After all, women are pestered with invitations for sex all the time, sometimes by means of subtle and not so subtle sexual innuendos, and sometimes through crass, vulgar language uttered by perverts who are complete strangers. That does not mean we automatically take them up on their dubious “offers” and head into the first abandoned building, tearing our clothes off and shouting, “yes, take me now!”.

If women can control themselves, I’m sure men can too.

I suppose it all comes down to promoting responsible sexual behaviour and a more healthy attitude when it comes to talking about sex as something which is natural within the context of a mature relationship, rather than something which is “dirty” and deviant, carried out furtively by wayward girls and a few boys looking for a cheap thrill.

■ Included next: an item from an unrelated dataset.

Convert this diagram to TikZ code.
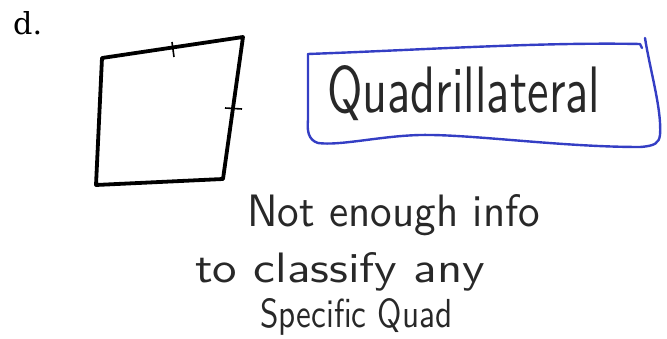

The implications of crying ‘rape’

This story of the false gang rape will eventually fade into the archives, but the silent messages which have been imparted won’t go away so fast. One message which came through from the court sentence is that if a girl is sexually active  then her allegations of rape cannot be taken seriously.  I quote:

“Magistrate Consuelo Scerri Herrera in her judgement said that although the alleged victim pretended to be innocent and genuine, she was clearly experienced in matters where men were concerned and that same morning had had sex with another 33-year-old man, as confirmed by the examination of semen”.

So what are we saying? That if you are sexually active with one man, that means you cannot claim to to have been raped by others? The problem with such a statement is that there are going to be genuine cases of rape which will remain unreported as the woman will fear that her past sexual exploits will discredit her story.

On the other side of the coin, women cannot just go around crying rape when it’s not true, and I agree that in such cases, there should be some form of  prosecution. Unfortunately for the genuine cases, we are hearing rather too many stories of women who are falsely accusing men of rape and/or sexual harassment.  Stories such as this one, in which four women were found to have falsely accused their manager of sexual harassment, not only cause untold suffering to the man and his family, but they make it that much harder for real sexual harassment cases to be believed.

Women must understand that accusing someone of rape or sexual harassment should never be done lightly. The gravity of this extremely serious charge is like a stain which will never go away.

 

3 comments

  • Josanne | April 16, 2012 at 4:42 pm | Reply

    I have just been informed of the following points about this case, taken from the very detailed 113-page judgement, which I feel should be included for accuracy’s sake.
    In the final conclusions of the magistrate she concluded that at NO point did the girl say “no” to the boys or asked them to stop. It’s just her word against the three of theirs. Not only that but two of the boys were so nervous that they were not aroused and she actually had to coax them.
    The boys testified that they “didn’t feel it was right” to go all at once so they went one by one.
    At one point in the judgment the girl was quoted as saying “avolja inti kuginuwi, xorta nigi mieghek”. (even though you’re my cousin, I’ll still have sex with you).
    According to the testimony, the girl is not mentally ill. She basically suffered from obsessions and anxiety and leads a normal life.
    In the testimony, a female cousin of the girl speaks how after the alleged gang rape, the girl returned to her home, helped herself to a glass of milk and looked perfectly normal. In fact, she was speaking about how she wanted to pay back her boyfriend.
    Forensic evidence says there was “no evidence of vaginal trauma” and the girl “offered no resistance”. It also reveals there “was no struggle or signs of violence on the boys”.

  • Joe | April 16, 2012 at 10:26 pm | Reply

    Until a few years ago cases of sexual misconduct were dealt with in a different way, both in Malta and in other European countries. If a girl or a boy was given unwanted ‘attention’ by an (usually) older person, no police and no courts were involved. The father of the girl or boy would look up the perp and knock him round a bit and teach him a lesson. This usually solved the problem without putting anyone through any unnecessary additional traumas. However since then many do gooders have put their sticky paws into the pie causing much heartbreak to all involved.

  • K. Farrugia | April 19, 2012 at 6:02 pm | Reply

    In this case the court took long to give judgment because the psychiatrist took long to give evidence and the lawyers involved asked for an adjournment on several occasions and there were many occasions when the police inspector did not turn up for the sitting. Magistrate Scerri Herrera is known to be one of the more efficient members of the bench.